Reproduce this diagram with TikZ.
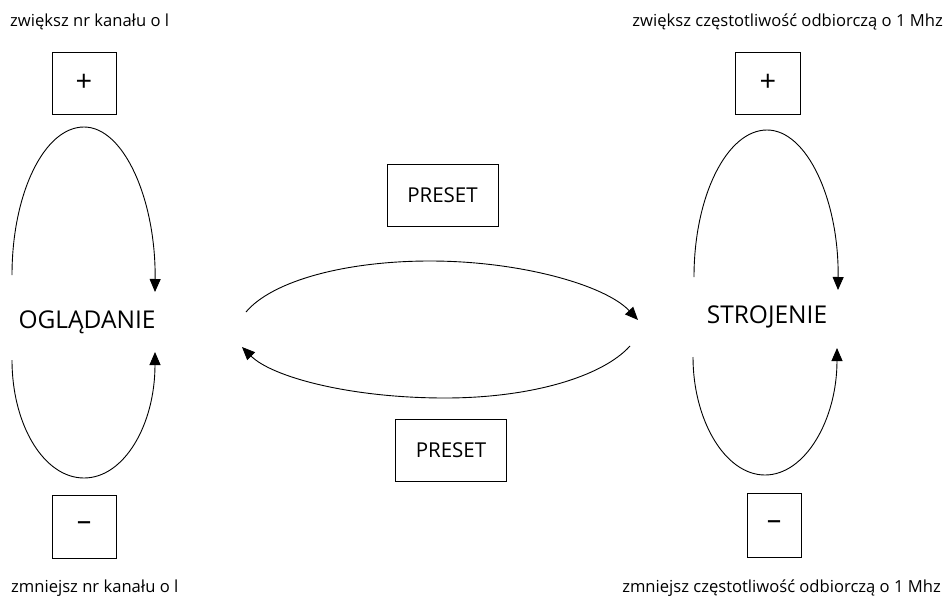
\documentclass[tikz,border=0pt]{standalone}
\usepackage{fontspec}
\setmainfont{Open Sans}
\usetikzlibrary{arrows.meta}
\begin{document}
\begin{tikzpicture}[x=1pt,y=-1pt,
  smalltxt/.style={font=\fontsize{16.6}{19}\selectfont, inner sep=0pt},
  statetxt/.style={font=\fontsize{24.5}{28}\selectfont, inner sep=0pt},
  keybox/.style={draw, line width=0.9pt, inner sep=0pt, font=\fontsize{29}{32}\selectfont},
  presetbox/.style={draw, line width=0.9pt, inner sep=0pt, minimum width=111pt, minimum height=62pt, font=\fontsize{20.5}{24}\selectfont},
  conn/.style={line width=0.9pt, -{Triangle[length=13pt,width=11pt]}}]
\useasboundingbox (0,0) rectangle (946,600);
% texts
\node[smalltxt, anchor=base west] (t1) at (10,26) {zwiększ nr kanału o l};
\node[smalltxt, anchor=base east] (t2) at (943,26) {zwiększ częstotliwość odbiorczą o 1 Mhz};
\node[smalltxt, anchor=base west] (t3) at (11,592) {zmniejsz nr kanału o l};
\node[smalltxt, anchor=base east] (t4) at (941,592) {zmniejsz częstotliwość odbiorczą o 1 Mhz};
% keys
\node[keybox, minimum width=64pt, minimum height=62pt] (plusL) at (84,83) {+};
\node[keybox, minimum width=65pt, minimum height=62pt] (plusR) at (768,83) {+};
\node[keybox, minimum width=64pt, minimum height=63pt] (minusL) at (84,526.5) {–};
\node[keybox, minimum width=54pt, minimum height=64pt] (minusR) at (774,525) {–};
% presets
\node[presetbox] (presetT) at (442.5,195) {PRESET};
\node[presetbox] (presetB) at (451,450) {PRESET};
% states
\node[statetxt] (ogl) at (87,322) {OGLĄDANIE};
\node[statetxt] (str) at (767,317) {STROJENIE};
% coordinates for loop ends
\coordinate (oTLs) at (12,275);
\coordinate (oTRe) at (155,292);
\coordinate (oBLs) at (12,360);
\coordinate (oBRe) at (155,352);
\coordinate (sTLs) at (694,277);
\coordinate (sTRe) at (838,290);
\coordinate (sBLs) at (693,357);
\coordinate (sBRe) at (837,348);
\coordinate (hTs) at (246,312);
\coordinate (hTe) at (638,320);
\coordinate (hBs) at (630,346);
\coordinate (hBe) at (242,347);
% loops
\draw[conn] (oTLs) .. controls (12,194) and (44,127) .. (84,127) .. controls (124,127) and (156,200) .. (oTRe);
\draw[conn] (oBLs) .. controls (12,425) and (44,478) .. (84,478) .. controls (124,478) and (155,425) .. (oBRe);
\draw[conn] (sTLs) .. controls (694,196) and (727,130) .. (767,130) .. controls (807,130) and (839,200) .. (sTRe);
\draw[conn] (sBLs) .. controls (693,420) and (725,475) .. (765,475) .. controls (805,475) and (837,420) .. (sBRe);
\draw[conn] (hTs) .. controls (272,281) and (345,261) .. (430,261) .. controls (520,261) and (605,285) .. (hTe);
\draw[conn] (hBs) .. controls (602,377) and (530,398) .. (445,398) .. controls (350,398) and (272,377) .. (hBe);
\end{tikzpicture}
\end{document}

++++++++++

▶ **Aim of the exercise**: Repeat the data exactly, without the pictures.

▶ **Worked answer**:
Reproduce this diagram with TikZ.
\documentclass[tikz,border=0pt]{standalone}
\usepackage{fontspec}
\setmainfont{Open Sans}
\usetikzlibrary{arrows.meta}
\begin{document}
\begin{tikzpicture}[x=1pt,y=-1pt,
  smalltxt/.style={font=\fontsize{16.6}{19}\selectfont, inner sep=0pt},
  statetxt/.style={font=\fontsize{24.5}{28}\selectfont, inner sep=0pt},
  keybox/.style={draw, line width=0.9pt, inner sep=0pt, font=\fontsize{29}{32}\selectfont},
  presetbox/.style={draw, line width=0.9pt, inner sep=0pt, minimum width=111pt, minimum height=62pt, font=\fontsize{20.5}{24}\selectfont},
  conn/.style={line width=0.9pt, -{Triangle[length=13pt,width=11pt]}}]
\useasboundingbox (0,0) rectangle (946,600);
% texts
\node[smalltxt, anchor=base west] (t1) at (10,26) {zwiększ nr kanału o l};
\node[smalltxt, anchor=base east] (t2) at (943,26) {zwiększ częstotliwość odbiorczą o 1 Mhz};
\node[smalltxt, anchor=base west] (t3) at (11,592) {zmniejsz nr kanału o l};
\node[smalltxt, anchor=base east] (t4) at (941,592) {zmniejsz częstotliwość odbiorczą o 1 Mhz};
% keys
\node[keybox, minimum width=64pt, minimum height=62pt] (plusL) at (84,83) {+};
\node[keybox, minimum width=65pt, minimum height=62pt] (plusR) at (768,83) {+};
\node[keybox, minimum width=64pt, minimum height=63pt] (minusL) at (84,526.5) {–};
\node[keybox, minimum width=54pt, minimum height=64pt] (minusR) at (774,525) {–};
% presets
\node[presetbox] (presetT) at (442.5,195) {PRESET};
\node[presetbox] (presetB) at (451,450) {PRESET};
% states
\node[statetxt] (ogl) at (87,322) {OGLĄDANIE};
\node[statetxt] (str) at (767,317) {STROJENIE};
% coordinates for loop ends
\coordinate (oTLs) at (12,275);
\coordinate (oTRe) at (155,292);
\coordinate (oBLs) at (12,360);
\coordinate (oBRe) at (155,352);
\coordinate (sTLs) at (694,277);
\coordinate (sTRe) at (838,290);
\coordinate (sBLs) at (693,357);
\coordinate (sBRe) at (837,348);
\coordinate (hTs) at (246,312);
\coordinate (hTe) at (638,320);
\coordinate (hBs) at (630,346);
\coordinate (hBe) at (242,347);
% loops
\draw[conn] (oTLs) .. controls (12,194) and (44,127) .. (84,127) .. controls (124,127) and (156,200) .. (oTRe);
\draw[conn] (oBLs) .. controls (12,425) and (44,478) .. (84,478) .. controls (124,478) and (155,425) .. (oBRe);
\draw[conn] (sTLs) .. controls (694,196) and (727,130) .. (767,130) .. controls (807,130) and (839,200) .. (sTRe);
\draw[conn] (sBLs) .. controls (693,420) and (725,475) .. (765,475) .. controls (805,475) and (837,420) .. (sBRe);
\draw[conn] (hTs) .. controls (272,281) and (345,261) .. (430,261) .. controls (520,261) and (605,285) .. (hTe);
\draw[conn] (hBs) .. controls (602,377) and (530,398) .. (445,398) .. controls (350,398) and (272,377) .. (hBe);
\end{tikzpicture}
\end{document}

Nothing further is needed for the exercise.